Apple says it has been using a “totally wrong” formula to calculate the bars of signal strength on the iPhone since 2007, when it first launched the device.
The device exaggerates the signal strength of AT&T’s network by displaying two more bars than it should, Apple said. For example, the iPhone may mistakenly display four bars when it should be displaying as few as two bars.
The announcement came after Apple investigated complaints that the iPhone 4 lost all wireless connectivity when the bottom left portion of the device’s external steel antenna contacted skin.
“Users observing a drop of several bars when they grip their iPhone in a certain way are most likely in an area with very weak signal strength, but they don’t know it because we are erroneously displaying four or five bars,” Apple said in a statement. “Their big drop in bars is because their high bars were never real in the first place.”

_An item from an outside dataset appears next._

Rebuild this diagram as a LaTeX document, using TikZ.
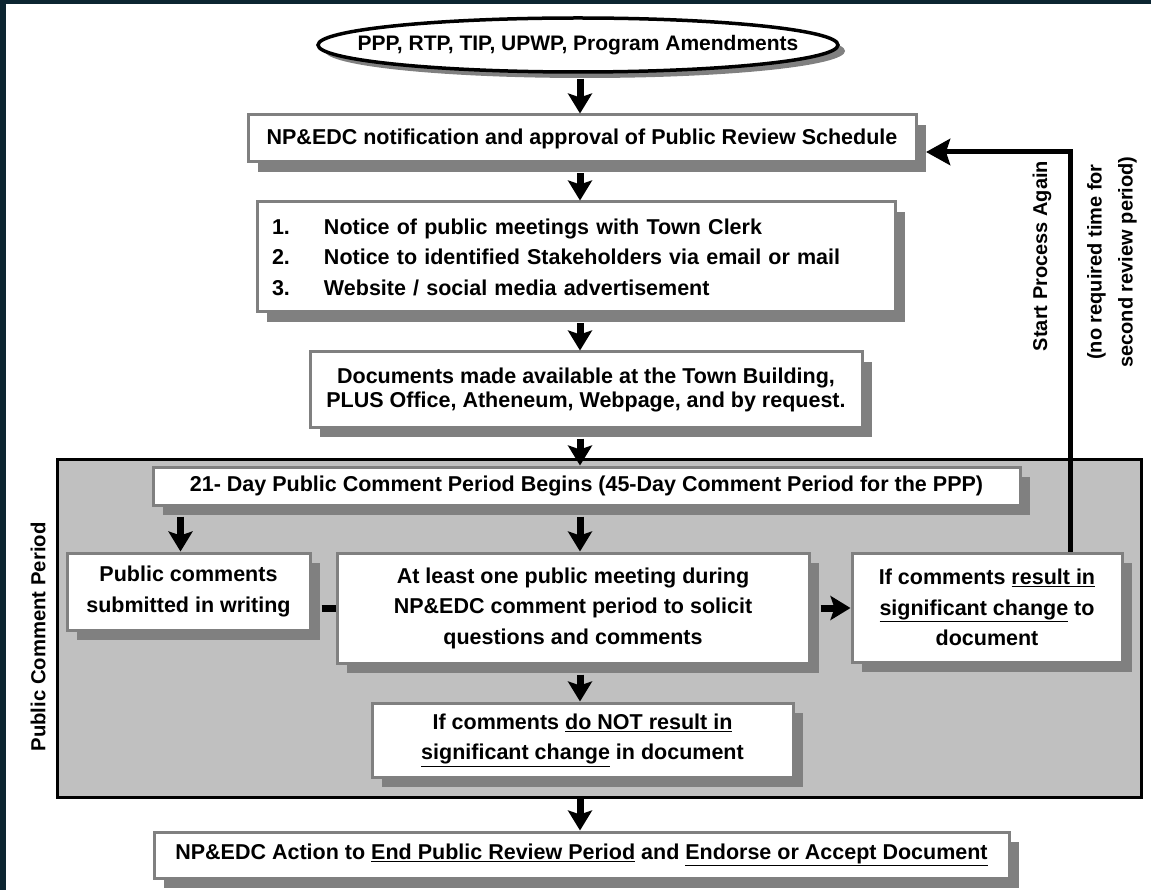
\documentclass[tikz,border=0pt]{standalone}
\usepackage{fontspec}
\setmainfont{Liberation Sans}
\usepackage{tikz}
\usetikzlibrary{positioning,arrows.meta,shapes.geometric,shadows}
\definecolor{framenavy}{HTML}{0C2531}
\definecolor{boxgray}{HTML}{808080}
\definecolor{zonegray}{HTML}{C0C0C0}

\begin{document}
\begin{tikzpicture}[x=1pt, y=-1pt,
    procbox/.style={rectangle, draw=boxgray, line width=3pt, fill=white, inner sep=0pt, align=center,
        font=\bfseries\fontsize{21.5}{30.5}\selectfont,
        drop shadow={shadow xshift=10pt, shadow yshift=-10pt, fill=boxgray, opacity=1}},
    startnode/.style={ellipse, draw=black, line width=3.5pt, fill=white, inner xsep=-40pt, inner ysep=0pt,
        font=\bfseries\fontsize{21}{24}\selectfont,
        drop shadow={shadow xshift=7pt, shadow yshift=-6pt, fill=boxgray, opacity=1}},
    zonebox/.style={rectangle, draw=black, line width=3pt, fill=zonegray, inner sep=0pt},
    flowarrow/.style={-{Stealth[length=20pt, width=24pt, inset=4pt]}, line width=7pt, shorten <=10pt},
    backarrow/.style={-{Stealth[length=24pt, width=26pt, inset=4pt]}, line width=5pt},
    sidelabel/.style={rotate=90, align=center, font=\bfseries\fontsize{20}{31}\selectfont}
    ]
        %Frame
        \useasboundingbox (0,0) rectangle (1151,890);
        \fill[white] (0,0) rectangle (1151,890);
        \fill[framenavy] (0,0) rectangle (1151,4);
        \fill[framenavy] (0,0) rectangle (6,890);
        \coordinate (axis) at (580,0);

        %Comment period zone
        \node[zonebox, minimum width=1084pt, minimum height=338pt]
            (zone)      at (599,628)    {};
        \node[sidelabel, font=\bfseries\fontsize{20.3}{24}\selectfont]
            (zonelabel) at (38,637)     {Public Comment Period};

        %Nodes
        \node[startnode, minimum width=520pt, minimum height=54pt]
            (source)    at (578,45)     {PPP, RTP, TIP, UPWP, Program Amendments};
        \node[procbox, minimum width=668pt, minimum height=47pt]
            (notify)    at (582,138.5)  {NP\&EDC notification and approval of Public Review Schedule};
        \node[procbox, minimum width=638pt, minimum height=110pt, text width=608pt, align=left]
            (notice)    at (576,257)    {\makebox[52pt][l]{1.}Notice of public meetings with Town Clerk\\
                                         \makebox[52pt][l]{2.}Notice to identified Stakeholders via email or mail\\
                                         \makebox[52pt][l]{3.}Website / social media advertisement};
        \node[procbox, minimum width=552pt, minimum height=75pt, font=\bfseries\fontsize{21.5}{24}\selectfont]
            (docs)      at (586,389.5)  {Documents made available at the Town Building,\\
                                         PLUS Office, Atheneum, Webpage, and by request.};
        \node[procbox, minimum width=867pt, minimum height=38pt]
            (begins)    at (586.5,486)  {21- Day Public Comment Period Begins (45-Day Comment Period for the PPP)};
        \node[procbox, minimum width=243pt, minimum height=77pt]
            (written)   at (188.5,591.5) {Public comments\\submitted in writing};
        \node[procbox, minimum width=472pt, minimum height=110pt]
            (meeting)   at (573,608)    {At least one public meeting during\\
                                         NP\&EDC comment period to solicit\\
                                         questions and comments};
        \node[procbox, minimum width=270pt, minimum height=109pt]
            (change)    at (987,607.5)  {If comments \underline{result in}\\
                                         \underline{significant change} to\\
                                         document};
        \node[procbox, minimum width=421pt, minimum height=74pt]
            (nochange)  at (582.5,740)  {If comments \underline{do NOT result in}\\
                                         \underline{significant change} in document};
        \node[procbox, minimum width=855pt, minimum height=46pt]
            (action)    at (581.5,855)  {NP\&EDC Action to \underline{End Public Review Period} and \underline{Endorse or Accept Document}};

        %Side notes
        \node[sidelabel]
            (again)     at (1042,256)   {Start Process Again};
        \node[sidelabel]
            (note)      at (1112,262)   {(no required time for\\second review period)};

        %Lines
        \draw[flowarrow, shorten <=5pt]
            (axis |- source.south) -- (axis |- notify.north);
        \draw[flowarrow]
            (axis |- notify.south) -- (axis |- notice.north);
        \draw[flowarrow]
            (axis |- notice.south) -- (axis |- docs.north);
        \draw[flowarrow]
            (axis |- docs.south) -- (axis |- begins.north);
        \draw[flowarrow]
            ([xshift=-8pt]written.north |- begins.south) -- ([xshift=-8pt]written.north);
        \draw[flowarrow]
            (axis |- begins.south) -- (axis |- meeting.north);
        \draw[line width=7pt, shorten <=10pt]
            (written.east |- meeting.west) -- (meeting.west);
        \draw[flowarrow]
            (meeting.east) -- (meeting.east -| change.west);
        \draw[flowarrow]
            (axis |- meeting.south) -- (axis |- nochange.north);
        \draw[flowarrow, shorten <=0pt]
            (axis |- zone.south) -- (axis |- action.north);

        %Loop back
        \coordinate (looptop) at (1070,152);
        \coordinate (loopend) at (926,152);
        \draw[backarrow]
            (looptop |- change.north) -- (looptop) -- (loopend);
    \end{tikzpicture}
\end{document}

Apple plans to bring the iPhone’s signal strength bars in line with AT&T’s other devices by adopting the carrier’s recommended formula in a software update issued within a few weeks.
The update, which also make the iPhone’s first three signal bars appear taller, affects the iPhone 4, iPhone 3GS and iPhone 3G because Apple has been using the wrong formula since the device was first launched.
Apple said the software update would only make the bars on the phone more accurate but did not say the update would improve wireless reception on the device.
Addressing complaints about the iPhone 4, Apple said gripping almost any handset in certain ways will reduce its reception by one or more bars. It maintains that the iPhone 4’s wireless performance is the “best we have ever shipped.”